За Яхонтовым садом вдоль въездной Московской улицы справа в ряд стояли большие белые зерновые амбары с широкими кованными железом дверями и накладными запорами. А слева стояла городская больница нашего главного мценского доктора Атабегова. Во мценском произношении фамилия эта звучала иначе – Афтабеков. Недалеко от больницы была школа.
За тюрьмой, через речку Зушу, вдалеке на высоком берегу белели железнодорожная станция и около нее огромный элеватор. Оттуда, из-за станции с северной стороны из-под железнодорожного моста в город втекала река Зуша. Она с севера на юг обтекала полукружием весь город по его огородным краям. А на ее противоположном – высоком, обрывистом – берегу далеко был виден красивый и неприступный монастырь. Где-то там возле него была железнодорожная школа, в которой когда-то учился мой брат Александр.
За базарной площадью, на другом берегу Зуши, почти сразу начиналось большое пригородное село Волково. Там был организован в первые годы Советской власти животноводческий совхоз. В этой деревне я был всего один раз по случаю продажи туда мамой нашего старого гардероба орехового или вишневого дерева из того московского гарнитура, купленного когда-то для квартиры в Гарднеровском переулке. Гардероб был продан, кажется, зоотехнику, а может быть, агроному Волковского совхоза. Запомнил я, что он с молодой женой получил от совхоза квартиру и сделал первое приобретение – купил наш ореховый или вишневый гардероб с оторвавшейся с петель дверцей. Я все удивлялся тогда и задавал себе вопрос: «Зачем дяде понадобился наш старый гардероб?» Нам он был не нужен, так как скоро предстояла продажа дома. В деревню после этого мы ездили летними гостями. А потом перед войной вовсе перестали там бывать. И вот теперь, спустя более двадцати лет, я приехал в этот город и не узнавал его. Не оказалось в нем старого Яхонтова сада. На его месте теперь стоял мотель для проезжающих на юг туристов. Город вырос вширь. Он вобрал в себя почти все пространство, начиная от бывшей деревни Голубочки вместе с большим ржаным полем. Но, выросши вширь, он стал меньше ростом. Почти совсем исчезли из панорамы города колокольни и сияющие золотом купола церквей. Исчез с базарной площади огромный белокаменный собор Петра и Павла. Его начали рушить еще в довоенные годы, но окончательно разобрали после войны. Говорили, что кирпич от этого собора и других разрушенных церквей пошел на строительство и восстановление жилых зданий. Город изменился цветом. Из белокаменного он превратился в силикатно-серый, кирпичный. Много домов было построено из мрачных шлаковых блоков. А четырех-пятиэтажные дома из серого силикатного кирпича, построенные целыми кварталами без всякой архитектурной идеи, как-то придавили город к земле. Крыши их были плоскими, асфальтовыми, межэтажные пространства низкими, поэтому окна в домах получились маленькими. В целом дома, давшие приют разросшемуся населению города, производили унылое впечатление.

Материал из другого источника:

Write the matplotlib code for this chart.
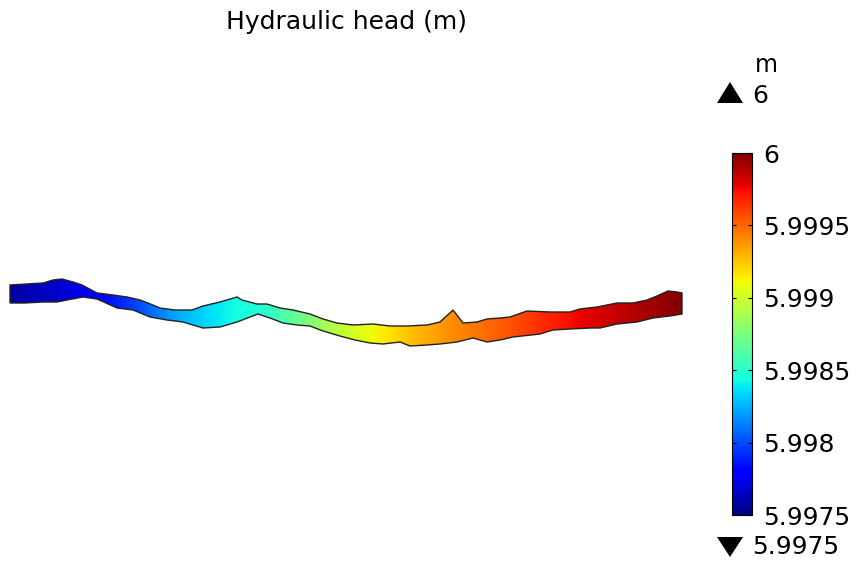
import numpy as np
import matplotlib
matplotlib.use("Agg")
import matplotlib.pyplot as plt
from matplotlib.patches import Polygon
from matplotlib.ticker import FuncFormatter

# ---------------- data ----------------
title = "Hydraulic head (m)"
unit = "m"
head_min = 5.9975
head_max = 6.0
cbar_ticks = [5.9975, 5.998, 5.9985, 5.999, 5.9995, 6.0]

# channel outline (model coordinates, y downward)
top_x = [10, 43, 53, 62, 73, 82, 97, 113, 127, 140, 148, 160, 175, 192, 203, 220, 237, 242,
         257, 267, 280, 293, 310, 323, 337, 353, 373, 390, 407, 427, 440, 453, 463, 477,
         487, 500, 510, 527, 550, 570, 580, 597, 617, 633, 647, 657, 668, 677, 682]
top_y = [285, 283, 280, 279, 282, 285, 293, 295, 297, 300, 303, 308, 310, 310, 306, 302, 297, 300,
         304, 304, 308, 310, 314, 319, 323, 325, 324, 326, 326, 325, 322, 310, 323, 322,
         319, 318, 317, 311, 312, 312, 309, 307, 303, 303, 300, 296, 291, 292, 293]
bottom_x = [10, 25, 43, 57, 67, 83, 97, 117, 133, 150, 167, 183, 203, 220, 237, 250, 258, 270,
            283, 297, 310, 323, 340, 355, 370, 383, 400, 410, 427, 440, 457, 473, 487, 500,
            513, 540, 553, 570, 590, 600, 617, 637, 653, 670, 682]
bottom_y = [303, 303, 302, 302, 300, 297, 299, 308, 310, 317, 320, 322, 328, 327, 322, 317, 314, 318,
            323, 325, 326, 331, 336, 340, 343, 344, 342, 346, 345, 344, 342, 338, 342, 340,
            337, 334, 330, 329, 328, 328, 324, 322, 318, 316, 314]

# hydraulic head along the channel
head_x = [10, 60, 97, 130, 180, 230, 265, 300, 330, 365, 420, 453, 500, 540, 575, 630, 682]
head_vals = [5.997575, 5.997675, 5.9978, 5.99795, 5.99825, 5.998425, 5.9985, 5.9987,
             5.9989, 5.999075, 5.9993, 5.9994, 5.999525, 5.99965, 5.99975, 5.999875, 5.9999875]

# ---------------- figure ----------------
W, H = 860, 572
fig = plt.figure(figsize=(W / 100, H / 100), dpi=100)
ax = fig.add_axes([0, 0, 700 / W, 1])
ax.axis("off")

verts = list(zip(top_x, top_y)) + list(zip(bottom_x[::-1], bottom_y[::-1]))

xs = np.linspace(min(top_x), max(top_x), 800)
vals = np.interp(xs, head_x, head_vals)
img = np.tile(vals, (4, 1))
ymin, ymax = min(top_y), max(bottom_y)
im = ax.imshow(img, extent=(xs[0], xs[-1], ymax, ymin), cmap="jet",
               vmin=head_min, vmax=head_max, aspect="auto",
               interpolation="bilinear", zorder=2)
clip = Polygon(verts, closed=True, transform=ax.transData)
im.set_clip_path(clip)
ax.add_patch(Polygon(verts, closed=True, facecolor="none",
                     edgecolor="#222222", lw=1.0, zorder=3))
ax.set_xlim(0, 700)
ax.set_ylim(H, 0)

# colorbar
cax = fig.add_axes([732 / W, 1 - 515 / H, 20 / W, 362 / H])
cb = fig.colorbar(im, cax=cax, ticks=cbar_ticks)
cb.ax.yaxis.set_major_formatter(FuncFormatter(lambda v, p: f"{v:g}"))
cax.tick_params(axis="y", which="major", direction="in", length=3, width=0.8,
                left=True, right=True, labelsize=18, pad=8)
cax.minorticks_off()
cb.outline.set_linewidth(0.8)

# title
fig.text(346 / W, 1 - 22 / H, title, ha="center", va="center", fontsize=18)

# max / min indicators
fig.text(755 / W, 1 - 65 / H, unit, ha="left", va="center", fontsize=17)
fig.text(752 / W, 1 - 96 / H, f"{head_max:g}", ha="left", va="center", fontsize=18)
fig.text(752 / W, 1 - 547 / H, f"{head_min:g}", ha="left", va="center", fontsize=18)


def fpt(px, py):
    return (px / W, 1 - py / H)


fig.add_artist(Polygon([fpt(717, 103), fpt(743, 103), fpt(730, 82)], closed=True,
                       facecolor="black", edgecolor="none", transform=fig.transFigure))
fig.add_artist(Polygon([fpt(717, 537), fpt(743, 537), fpt(730, 557)], closed=True,
                       facecolor="black", edgecolor="none", transform=fig.transFigure))

fig.savefig("out.png", dpi=100)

Исчезла из городской исторической среды базарная площадь. Над стенами торговых шатров надстроили второй этаж из современных конструкций. И этот замечательный памятник городской русской архитектуры превратился в типовой универмаг провинциального города с пустыми прилавками, примитивными витринами и пустыми торговыми залами.
На месте когда-то бушующего тележного базара осталась небольшая, огороженная зеленым забором площадка с железными воротами, над которыми красовалась вывеска «Мценский колхозный рынок».
На следующее утро после нашего приезда, по моей памяти, должен быть базар. Я пришел туда не так уж и рано. Но базар не бушевал разнообразием товаров и не гудел громким говором продавцов и покупателей. В это утро мне показалось, что город окончательно утратил свой праздничный белокаменный вид. Впрочем, когда на попутной машине я уезжал из Мценска в сторону моего родного Левыкина, чтобы успеть побывать там до общего отъезда нашей экскурсии, я оглянулся на Мценск с высокого места, на котором когда-то стояла деревня Голубочки, и увидел вдали белокаменную тюрьму, бывшие белокаменные палаты купцов Иноземцевых, а теперь райотдел милиции, белое здание железнодорожной станции, элеватор и на крутом берегу за Зушей остатки белокаменного монастыря. Память продолжала жить.
Прошло еще двадцать лет. И вдруг в 1986 году я встретил в далеком Нью-Йорке человека, который продолжал помнить наш Мценск почти таким же, как я его только что описал. В очень жаркий июнь того года я в составе небольшой делегации приехал в этот город по приглашению Ассоциации американских музеев для участия в ее годичной конференции.